BTW, reminiscing about writing demoscene code or actually returning to it may very well be the latest fad.


Depending on what you've lived through, what that snippet derides might not sound too bad. I mean, for those from war torn places, immigrants who worked hard, a secure job to take care of your family and see your children grow up isn't a bad dream at all. We simply have the luxury of making that our baseline.

If anything, my take-away is to recognize that those things aren't bad in it of themselves, but just don't mistake the dreams of others for your own.


Right, so I wasn't saying that having a "normal job" is objectively bad, merely that in certain circumstances people have a tendency to "settle" for their lives and mistake rationalized contentment for happiness. I used it as an example since it's something many people in this particular country (U.S.) can relate to -- or could, if they took the time to look at their lives.


"What power would hell have if those imprisoned here would not be able to dream of heaven?" -- Dream, From Neil Gaiman's Sandman

So yes, take care when choosing your dreams.


"When I was six, I wanted to create twitter apps and new ways to manage your to-do list!"

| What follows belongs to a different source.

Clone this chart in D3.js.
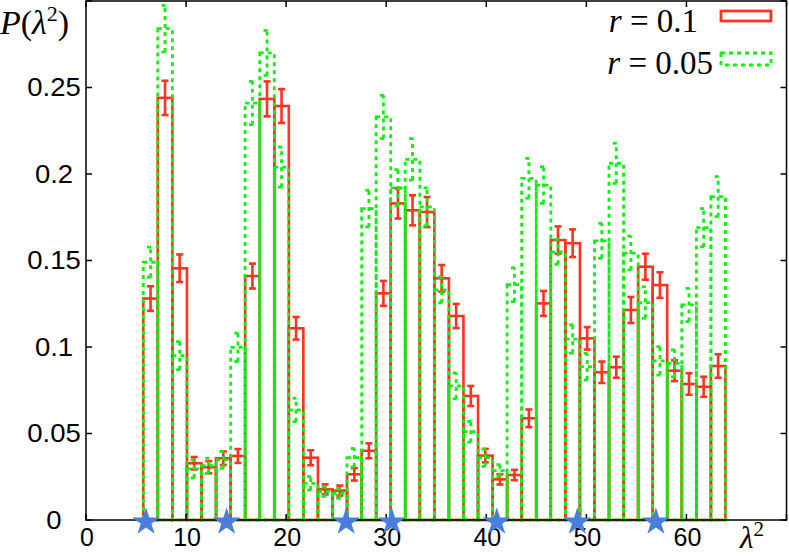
<!DOCTYPE html>
<html>
<head>
<meta charset="utf-8">
<script src="https://cdn.jsdelivr.net/npm/d3@7"></script>
<style>
  body { margin: 0; background: #fff; }
  .tick-label { font-family: "Liberation Sans", Arial, sans-serif; font-size: 25px; fill: #000; }
  .math { font-family: "Liberation Serif", "DejaVu Serif", serif; fill: #000; }
</style>
</head>
<body>
<svg id="chart" width="789" height="557"></svg>
<script>
// bin centres (lambda^2) and bin width
const lambda2 = [6.45, 7.90, 9.36, 10.81, 12.27, 13.72, 15.18, 16.63, 18.09, 19.54,
  20.99, 22.45, 23.90, 25.36, 26.81, 28.27, 29.72, 31.17, 32.63, 34.08,
  35.54, 36.99, 38.45, 39.90, 41.36, 42.81, 44.26, 45.72, 47.17, 48.63,
  50.08, 51.54, 52.99, 54.45, 55.90, 57.35, 58.81, 60.26, 61.72, 63.17];
const binWidth = 1.4544;

// r = 0.1
const redValues = [0.128, 0.244, 0.1455, 0.0328, 0.0305, 0.0357, 0.037, 0.141, 0.2434, 0.2393,
  0.1108, 0.036, 0.0177, 0.017, 0.0264, 0.040, 0.131, 0.183, 0.179, 0.178,
  0.1397, 0.1179, 0.0717, 0.0372, 0.0235, 0.026, 0.0588, 0.1252, 0.1618, 0.160,
  0.105, 0.0854, 0.0883, 0.1214, 0.1464, 0.1358, 0.0863, 0.0786, 0.077, 0.089];
const redErrors = [0.0071, 0.0099, 0.008, 0.0036, 0.0035, 0.0039, 0.004, 0.0072, 0.0101, 0.0098,
  0.0065, 0.0043, 0.0029, 0.0029, 0.0036, 0.0043, 0.0072, 0.0087, 0.0087, 0.0087,
  0.0077, 0.007, 0.0058, 0.0039, 0.003, 0.003, 0.0051, 0.0072, 0.0079, 0.008,
  0.0065, 0.0062, 0.0061, 0.0075, 0.0075, 0.0074, 0.006, 0.0062, 0.0058, 0.0068];

// r = 0.05
const greenValues = [0.149, 0.284, 0.095, 0.0295, 0.0314, 0.0347, 0.0998, 0.241, 0.270, 0.204,
  0.0636, 0.0212, 0.0164, 0.0154, 0.036, 0.180, 0.233, 0.192, 0.2085, 0.181,
  0.133, 0.0775, 0.051, 0.036, 0.0285, 0.136, 0.1975, 0.1936, 0.155, 0.1046,
  0.0886, 0.1614, 0.2062, 0.1543, 0.1257, 0.092, 0.0905, 0.1243, 0.169, 0.1869];
const greenErrors = [0.0087, 0.0135, 0.0081, 0.0052, 0.0043, 0.0048, 0.0082, 0.0125, 0.013, 0.0116,
  0.0068, 0.0039, 0.0029, 0.0029, 0.0053, 0.0106, 0.0125, 0.0105, 0.012, 0.011,
  0.0075, 0.0075, 0.006, 0.005, 0.0035, 0.0098, 0.0115, 0.0106, 0.0072, 0.0082,
  0.0077, 0.0101, 0.0116, 0.0098, 0.0091, 0.0082, 0.0078, 0.0096, 0.011, 0.0116];

// marked lambda^2 values on the axis
const starPositions = [6.0, 14.05, 26.0, 30.55, 41.05, 49.1, 56.95];

const xTicks = [0, 10, 20, 30, 40, 50, 60, 70];
const xTickLabels = ["0", "10", "20", "30", "40", "50", "60", ""];
const yTicks = [0, 0.05, 0.1, 0.15, 0.2, 0.25, 0.3];
const yTickLabels = ["0", "0.05", "0.1", "0.15", "0.2", "0.25", ""];

const legendNames = ["r = 0.1", "r = 0.05"];

const redColor = "#ff3322";
const greenColor = "#11ee11";
const starColor = "#4a7ede";

const svg = d3.select("#chart");

const x = d3.scaleLinear().domain([0, 70]).range([86, 786.5]);
const y = d3.scaleLinear().domain([0, 0.3]).range([520, 1]);

const red = lambda2.map((c, i) => ({c: c, v: redValues[i], e: redErrors[i]}));
const green = lambda2.map((c, i) => ({c: c, v: greenValues[i], e: greenErrors[i]}));

// boxes
function drawBoxes(g, data, color, dash, width) {
    g.selectAll("rect")
        .data(data)
        .join("rect")
        .attr("x", d => x(d.c - binWidth / 2))
        .attr("y", d => y(d.v))
        .attr("width", d => x(d.c + binWidth / 2) - x(d.c - binWidth / 2))
        .attr("height", d => y(0) - y(d.v))
        .attr("fill", "none")
        .attr("stroke", color)
        .attr("stroke-width", width)
        .attr("stroke-dasharray", dash);
}

function drawErrors(g, data, color, dash, width) {
    const cap = 3.5;
    const eb = g.selectAll("g")
        .data(data)
        .join("g");
    eb.append("line")
        .attr("x1", d => x(d.c)).attr("x2", d => x(d.c))
        .attr("y1", d => y(d.v - d.e)).attr("y2", d => y(d.v + d.e));
    eb.append("line")
        .attr("x1", d => x(d.c) - cap).attr("x2", d => x(d.c) + cap)
        .attr("y1", d => y(d.v + d.e)).attr("y2", d => y(d.v + d.e));
    eb.append("line")
        .attr("x1", d => x(d.c) - cap).attr("x2", d => x(d.c) + cap)
        .attr("y1", d => y(d.v - d.e)).attr("y2", d => y(d.v - d.e));
    eb.selectAll("line")
        .attr("stroke", color)
        .attr("stroke-width", width)
        .attr("stroke-dasharray", dash);
}

const redBoxes = svg.append("g");
drawBoxes(redBoxes, red, redColor, null, 2.6);
const redErr = svg.append("g");
drawErrors(redErr, red, redColor, null, 2.6);

const greenBoxes = svg.append("g");
drawBoxes(greenBoxes, green, greenColor, "4,4", 2.8);
const greenErr = svg.append("g");
drawErrors(greenErr, green, greenColor, "4,4", 2.8);

// frame
svg.append("rect")
    .attr("x", x(0)).attr("y", y(0.3))
    .attr("width", x(70) - x(0)).attr("height", y(0) - y(0.3))
    .attr("fill", "none")
    .attr("stroke", "#000")
    .attr("stroke-width", 1.5);

const tickLen = 6;
const axes = svg.append("g").attr("stroke", "#000").attr("stroke-width", 1.5);
yTicks.forEach(t => {
    axes.append("line").attr("x1", x(0)).attr("x2", x(0) + tickLen).attr("y1", y(t)).attr("y2", y(t));
    axes.append("line").attr("x1", x(70)).attr("x2", x(70) - tickLen).attr("y1", y(t)).attr("y2", y(t));
});
xTicks.forEach(t => {
    axes.append("line").attr("x1", x(t)).attr("x2", x(t)).attr("y1", y(0)).attr("y2", y(0) - tickLen);
    axes.append("line").attr("x1", x(t)).attr("x2", x(t)).attr("y1", y(0.3)).attr("y2", y(0.3) + tickLen);
});

yTicks.forEach((t, i) => {
    svg.append("text")
        .attr("class", "tick-label")
        .attr("x", 54)
        .attr("y", y(t) + 9)
        .attr("text-anchor", "middle")
        .attr("transform", `translate(54,0) scale(1.1,1) translate(-54,0)`)
        .text(yTickLabels[i]);
});
xTicks.forEach((t, i) => {
    svg.append("text")
        .attr("class", "tick-label")
        .attr("x", x(t) + 1)
        .attr("y", 546)
        .attr("text-anchor", "middle")
        .text(xTickLabels[i]);
});

// stars
svg.append("g")
    .selectAll("path")
    .data(starPositions)
    .join("path")
    .attr("d", d3.symbol().type(d3.symbolStar).size(240))
    .attr("transform", d => `translate(${x(d)},${y(0) + 2})`)
    .attr("fill", starColor);

// axis titles
const yTitle = svg.append("text").attr("class", "math").attr("x", 0).attr("y", 34).style("font-size", "34px");
yTitle.append("tspan").style("font-style", "italic").text("P");
yTitle.append("tspan").text("(");
yTitle.append("tspan").style("font-style", "italic").text("λ");
yTitle.append("tspan").attr("dy", -13).style("font-size", "22px").text("2");
yTitle.append("tspan").attr("dy", 13).text(")");

const xTitle = svg.append("text").attr("class", "math").attr("x", 740).attr("y", 548).style("font-size", "31px");
xTitle.append("tspan").style("font-style", "italic").text("λ");
xTitle.append("tspan").attr("dy", -12).style("font-size", "21px").text("2");

// legend
const legendY = [32, 74];
const legendColors = [redColor, greenColor];
const legendDash = [null, "4,4"];
legendNames.forEach((name, i) => {
    const t = svg.append("text").attr("class", "math")
        .attr("x", i === 0 ? 698 : 713)
        .attr("y", legendY[i])
        .attr("text-anchor", "end")
        .style("font-size", "33px");
    const parts = name.split(" = ");
    t.append("tspan").style("font-style", "italic").text(parts[0]);
    t.append("tspan").text(" = " + parts[1]);
    svg.append("rect")
        .attr("x", 721)
        .attr("y", legendY[i] - 21)
        .attr("width", 50)
        .attr("height", 10 + i * 2)
        .attr("fill", "none")
        .attr("stroke", legendColors[i])
        .attr("stroke-width", 2.8)
        .attr("stroke-dasharray", legendDash[i]);
});
</script>
</body>
</html>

(No one looks on the flip-side..)


There is truth here - there is a large, unspoken sector of the internet startup world that is consisted of poor ideas with equally poor implementations whose sole purpose of existence is to flip to someone equally clueless for a profit.

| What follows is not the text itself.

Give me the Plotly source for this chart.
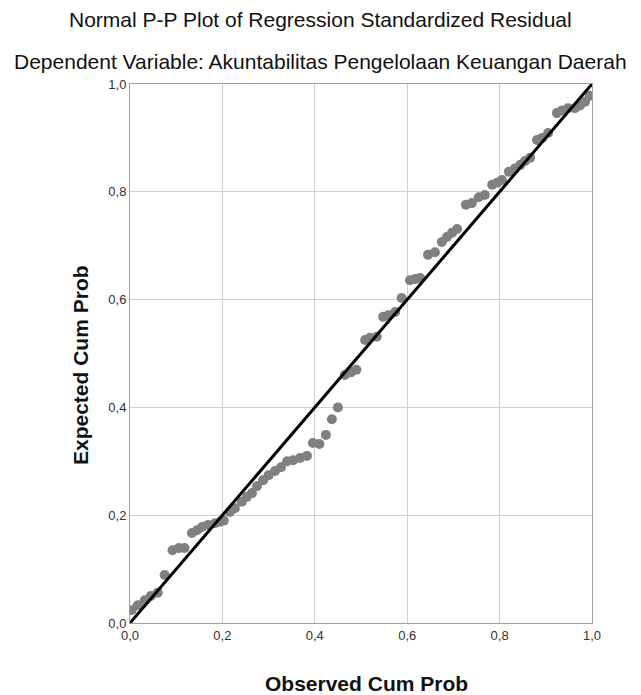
import plotly.graph_objects as go

observed = [0.004, 0.017, 0.032, 0.045, 0.060, 0.075, 0.092, 0.106, 0.118, 0.134,
            0.145, 0.156, 0.169, 0.184, 0.195, 0.203, 0.216, 0.227, 0.242, 0.253,
            0.264, 0.275, 0.288, 0.300, 0.314, 0.327, 0.340, 0.353, 0.368, 0.383,
            0.396, 0.410, 0.424, 0.437, 0.450, 0.465, 0.478, 0.490, 0.509, 0.519,
            0.534, 0.548, 0.559, 0.574, 0.588, 0.606, 0.617, 0.628, 0.645, 0.660,
            0.675, 0.686, 0.697, 0.708, 0.727, 0.740, 0.755, 0.768, 0.784, 0.795,
            0.805, 0.820, 0.833, 0.845, 0.855, 0.866, 0.881, 0.892, 0.905, 0.924,
            0.935, 0.948, 0.963, 0.974, 0.985, 0.995]
expected = [0.024, 0.033, 0.042, 0.050, 0.056, 0.089, 0.135, 0.139, 0.139, 0.167,
            0.172, 0.178, 0.182, 0.185, 0.188, 0.190, 0.206, 0.213, 0.225, 0.234,
            0.241, 0.254, 0.265, 0.274, 0.282, 0.289, 0.300, 0.302, 0.306, 0.310,
            0.334, 0.332, 0.349, 0.378, 0.400, 0.460, 0.465, 0.470, 0.525, 0.529,
            0.531, 0.568, 0.571, 0.577, 0.603, 0.636, 0.638, 0.640, 0.683, 0.688,
            0.707, 0.716, 0.724, 0.731, 0.776, 0.779, 0.790, 0.794, 0.813, 0.817,
            0.822, 0.837, 0.843, 0.850, 0.857, 0.863, 0.896, 0.900, 0.909, 0.946,
            0.951, 0.955, 0.955, 0.960, 0.967, 0.978]
ref_line = [0.0, 1.0]
tick_vals = [0.0, 0.2, 0.4, 0.6, 0.8, 1.0]

title1 = "Normal P-P Plot of Regression Standardized Residual"
title2 = "Dependent Variable: Akuntabilitas Pengelolaan Keuangan Daerah"
x_title = "Observed Cum Prob"
y_title = "Expected Cum Prob"

font = "Liberation Sans, Arial, sans-serif"

W, H = 641, 695
l, r, t, b = 130, 49, 84, 72
pw, ph = W - l - r, H - t - b


def px_x(px):
    return (px - l) / pw


def px_y(py):
    return (H - b - py) / ph


fig = go.Figure()
fig.add_trace(go.Scatter(x=observed, y=expected, mode="markers",
                         marker=dict(size=10, color="#808080"),
                         hoverinfo="skip", showlegend=False))
fig.add_trace(go.Scatter(x=ref_line, y=ref_line, mode="lines",
                         line=dict(color="black", width=3),
                         hoverinfo="skip", showlegend=False))

axis_common = dict(range=[0, 1], tickvals=tick_vals, tickformat=".1f",
                   showgrid=True, gridcolor="#d0d0d0", gridwidth=1,
                   showline=True, linecolor="#a0a0a0", linewidth=1, mirror=True,
                   zeroline=False, ticks="",
                   tickfont=dict(family=font, size=13, color="#333333"),
                   fixedrange=True)

title_font = dict(family=font, size=21, color="#111111")
axis_title_font = dict(family=font, size=21, color="#111111")

fig.update_layout(
    width=W, height=H,
    margin=dict(l=l, r=r, t=t, b=b),
    paper_bgcolor="white", plot_bgcolor="white",
    separators=",.",
    xaxis=dict(**axis_common),
    yaxis=dict(**axis_common),
    annotations=[
        dict(text=title1, x=px_x(W / 2), y=px_y(19), xref="paper", yref="paper",
             showarrow=False, xanchor="center", yanchor="middle", font=title_font),
        dict(text=title2, x=px_x(W / 2), y=px_y(62), xref="paper", yref="paper",
             showarrow=False, xanchor="center", yanchor="middle", font=title_font),
        dict(text="<b>" + x_title + "</b>", x=px_x(366), y=px_y(683), xref="paper", yref="paper",
             showarrow=False, xanchor="center", yanchor="middle", font=axis_title_font),
        dict(text="<b>" + y_title + "</b>", x=px_x(80), y=px_y(365), xref="paper", yref="paper",
             showarrow=False, xanchor="center", yanchor="middle", textangle=-90,
             font=axis_title_font),
    ],
)

fig.write_html("out.html", config={"displayModeBar": False},
               post_script="document.body.style.margin='0';")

There is nothing glorious in this, though entrepreneurs you will still be.

"When I grow up, I want to create failing businesses that I can convince people to pay me tens of millions of dollars to buy!"


I didn't realize that the best course of action in life is to follow the dreams you had as a 9 year old. While the idea might sound romantic, by age 10, these kids realized that they didn't actually want to be president.

I think its a little more apt to figure out what you want to do with your life when you're 18, 21, 30, 40, 50, etc.


I like this post. I'm not sure it's as much about what you want to do, or be, as opposed to what you don't want to do. I believe that figuring out what you want to do with your life is much more difficult than figuring out what you definitely don't want. The problem is that nobody ever asks you, "What is it that you don't want to do when you grow up?". I think that question, presented to us when we were younger, would give far more direction to our lives.


Well presumably you still have the ability to dream. For myself, I asked myself "what would you do if you had no fear" and I find that process useful. George Patton says " ... When you have collected all the facts and fears and made your decision, turn off all your fears and go ahead!"


Profound


Wow downvoted here heavily too, I wonder if this is because the comment added little value (other than a recommendation to check out his thought which i thought had clarity) or because people disliked the article.


I had a similar thought recently - conservatives are motivated by fear, idealists by hope.


Er wow I got downvoted here heavily. I was just making the point that he talks about some people being happy with stability (avoiding fear) and some happy with chasing the ideal (hope).